Ja sicher. Ich habe zu Hause drei Ausgaben des Korans mit unterschiedlichen Kommentaren, die ich jetzt lese. Ja, ich versuche, sie zu verstehen. Ich habe zur Zeit auch noch eine Reihe von anderen Büchern über die Kultur der Moslems zu Hause. Es ist interessant, daß Sie in Ihrem Buch Discovering Islam („Den Islam entdecken“) über das Andalusien-Syndrom sprechen, und einer der Hauptstränge dieses Romans, von dem ich Ihnen ein bißchen erzählt habe, hat mit meiner langjährigen Faszination zu tun, die ich gegenüber der maurischen, der arabischen Periode in Spanien hege. Mir scheint, diese Kulturen existierten damals nicht nebeneinander, sondern verschmolzen zu einer gemeinsamen Kultur, sie durchdrangen einander, und so entstand eine unglaublich reiche und eine der großen Epochen in der moslemischen Geschichte. Dann aber, vor allem unter dem Druck dessen, was man vereinfacht christlichen Fundamentalismus nennen könnte, wurden diese Kulturen auseinandergerissen. Nicht nur die Araber, auch die Juden wurden aus Spanien vertrieben, dieser Moment der Vereinigung war ein für allemal zerstört. Seitdem halten der Islam und das Christentum, der Islam und der Westen einander für das dunkle andere. Einen Großteil der Feindseligkeit und der Vorurteile, der Mißverständnisse usw. läßt sich meiner Meinung nach auf diesen Punkt zurückführen. Diesen Zwist zu beenden ist ungeheuer wichtig. Weil dieser schreckliche religiöse Extremismus in Spanien damals noch größer wurde, war der Pluralismus, der dort einmal existierte, unmöglich geworden. Das sollte uns eine Lehre sein. Ich war in Spanien.

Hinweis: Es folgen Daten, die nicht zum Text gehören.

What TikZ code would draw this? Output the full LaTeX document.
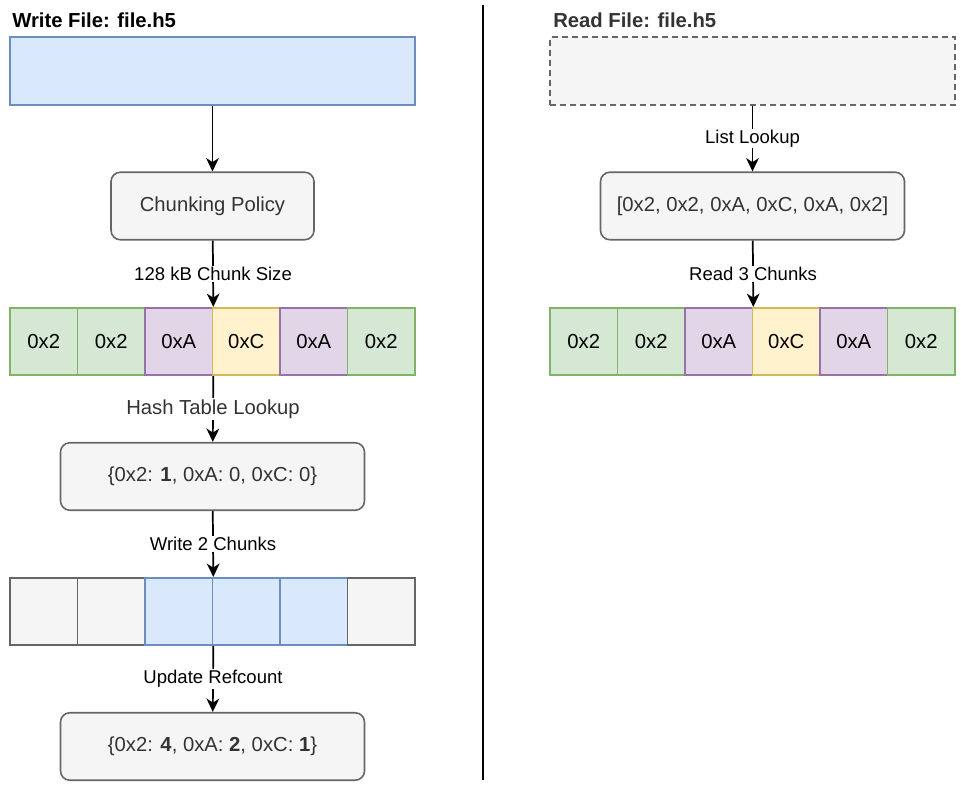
\documentclass[tikz,border=0pt]{standalone}
\usepackage{fontspec}
\setmainfont{Liberation Sans}
\usetikzlibrary{positioning,arrows.meta}

\definecolor{greenfill}{HTML}{D5E8D4}
\definecolor{greenline}{HTML}{82B366}
\definecolor{purplefill}{HTML}{E1D5E7}
\definecolor{purpleline}{HTML}{9673A6}
\definecolor{yellowfill}{HTML}{FFF2CC}
\definecolor{yellowline}{HTML}{D6B656}
\definecolor{bluefill}{HTML}{DAE8FC}
\definecolor{blueline}{HTML}{6C8EBF}
\definecolor{grayfill}{HTML}{F5F5F5}
\definecolor{grayline}{HTML}{666666}
\definecolor{graytext}{HTML}{333333}

\newcommand{\mainsize}{\fontsize{15.2pt}{18pt}\selectfont}
\newcommand{\labelsize}{\fontsize{13.9pt}{16pt}\selectfont}

\begin{document}
\begin{tikzpicture}[x=0.75pt, y=-0.75pt, on grid, node distance=101.25pt and 50.625pt,
    >={Stealth[length=10pt,width=9.5pt,inset=3pt]},
    box/.style={draw, line width=1.2pt, inner sep=0pt, minimum height=50.625pt},
    chunk/.style={box, minimum width=50.625pt},
    green chunk/.style={chunk, fill=greenfill, draw=greenline},
    purple chunk/.style={chunk, fill=purplefill, draw=purpleline},
    yellow chunk/.style={chunk, fill=yellowfill, draw=yellowline},
    blue chunk/.style={chunk, fill=bluefill, draw=blueline},
    gray chunk/.style={chunk, fill=grayfill, draw=grayline},
    round box/.style={box, rounded corners=7pt, fill=grayfill, draw=grayline, text=graytext},
    title/.style={anchor=west, inner sep=0pt, font=\mainsize\bfseries},
    step label/.style={fill=white, inner sep=1pt, font=\labelsize}]
  \tikzstyle{every node}=[font=\mainsize]
  \useasboundingbox (0,0) rectangle (961,787);

  % write side
  \node[title] (wt) at (12,20) {Write File: file.h5};
  \node[box, fill=bluefill, draw=blueline, minimum width=303.75pt] (1) at (212.5,71) {};
  \node[round box, minimum width=152.25pt] (2) [below=of 1] {Chunking Policy};
  \node[green chunk] (a1) at (43.75,341.5) {0x2};
  \node[green chunk] (a2) [right=of a1] {0x2};
  \node[purple chunk] (a3) [right=of a2] {0xA};
  \node[yellow chunk] (a4) [right=of a3] {0xC};
  \node[purple chunk] (a5) [right=of a4] {0xA};
  \node[green chunk] (a6) [right=of a5] {0x2};
  \node[round box, minimum width=228pt] (3) at (212.5,476.5) {\{0x2: \textbf{1}, 0xA: 0, 0xC: 0\}};
  \node[gray chunk] (b1) at (43.75,611.5) {};
  \node[gray chunk] (b2) [right=of b1] {};
  \node[blue chunk] (b3) [right=of b2] {};
  \node[blue chunk] (b4) [right=of b3] {};
  \node[blue chunk] (b5) [right=of b4] {};
  \node[gray chunk] (b6) [right=of b5] {};
  \node[round box, minimum width=228pt] (4) [below=of 3, yshift=-101.25pt] {\{0x2: \textbf{4}, 0xA: \textbf{2}, 0xC: \textbf{1}\}};

  % divider
  \coordinate (top) at (483,5);
  \coordinate (bottom) at (483,780);
  \draw[line width=1.5pt] (top) -- (bottom);

  % read side
  \node[title, text=graytext] (rt) at (553,20) {Read File: file.h5};
  \node[box, fill=grayfill, draw=grayline, dash pattern=on 4.5pt off 3pt, minimum width=303.75pt] (5) at (752.5,71) {};
  \node[round box, minimum width=228pt] (6) [below=of 5] {[0x2, 0x2, 0xA, 0xC, 0xA, 0x2]};
  \node[green chunk] (c1) at (583.75,341.5) {0x2};
  \node[green chunk] (c2) [right=of c1] {0x2};
  \node[purple chunk] (c3) [right=of c2] {0xA};
  \node[yellow chunk] (c4) [right=of c3] {0xC};
  \node[purple chunk] (c5) [right=of c4] {0xA};
  \node[green chunk] (c6) [right=of c5] {0x2};

  \path[->, line width=1.3pt]
    (1) edge (2)
    (2) edge node[step label] {128 kB Chunk Size} (a3.north east)
    (a3.south east) edge node[step label, font=\mainsize, text=graytext] {Hash Table Lookup} (3)
    (3) edge node[step label] {Write 2 Chunks} (b3.north east)
    (b3.south east) edge node[step label] {Update Refcount} (4)
    (5) edge node[step label] {List Lookup} (6)
    (6) edge node[step label] {Read 3 Chunks} (c3.north east);
\end{tikzpicture}
\end{document}
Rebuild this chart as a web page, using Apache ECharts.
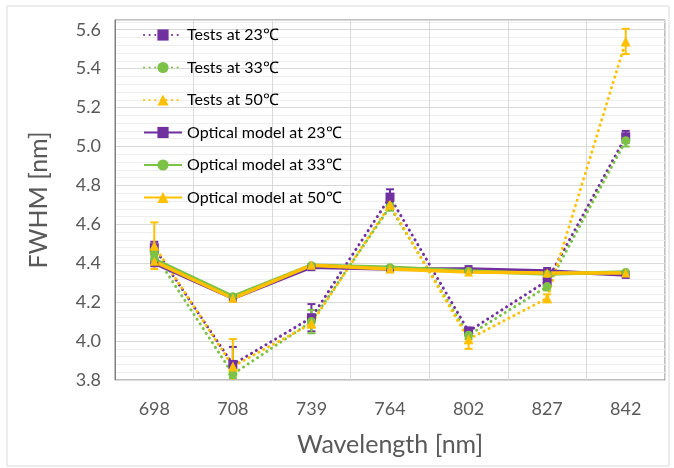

In Ihrem Buch sprachen Sie über den Eindruck, den die Moschee von Cordoba auf Sie gemacht hat. Mir ging es genauso, als ich mit achtzehn in Cordoba war, als Student. Ich erinnere mich daran, daß ich damals dachte, was für ein außergewöhnliches Gebäude das ist und wie pathetisch und geradezu bestürzend die kleine Kathedrale in der Mitte der Moschee steht. Auch die Alhambra in Granada hat mich fasziniert. Ich hatte lange das Gefühl, das dies etwas mit mir zu tun hat, denn diese beiden Kulturen, die ihren reichsten Ausdruck dort finden, wo sie verschmelzen, sind auch die beiden Kulturen, die in mir selbst miteinander verschmolzen sind. Das arabische Spanien ist für mich ein Synonym für die volle Entfaltung dessen, was diese beiden Kulturen erreichen können, wenn sie zusammenarbeiten. Das Ende des arabischen Spaniens ist für mich der Alptraum von dem, was geschieht, wenn sie sich gegeneinander stellen. Damit habe ich mich in den vergangenen zwei oder drei Jahren beschäftigt, und es wird in meinem nächsten Roman sicherlich eine wesentliche Rolle spielen. Vielleicht ist Ihre Frage, wie mein neuer Glaube den Prozeß des Schreibens bereichern wird, damit wenigstens teilweise beantwortet.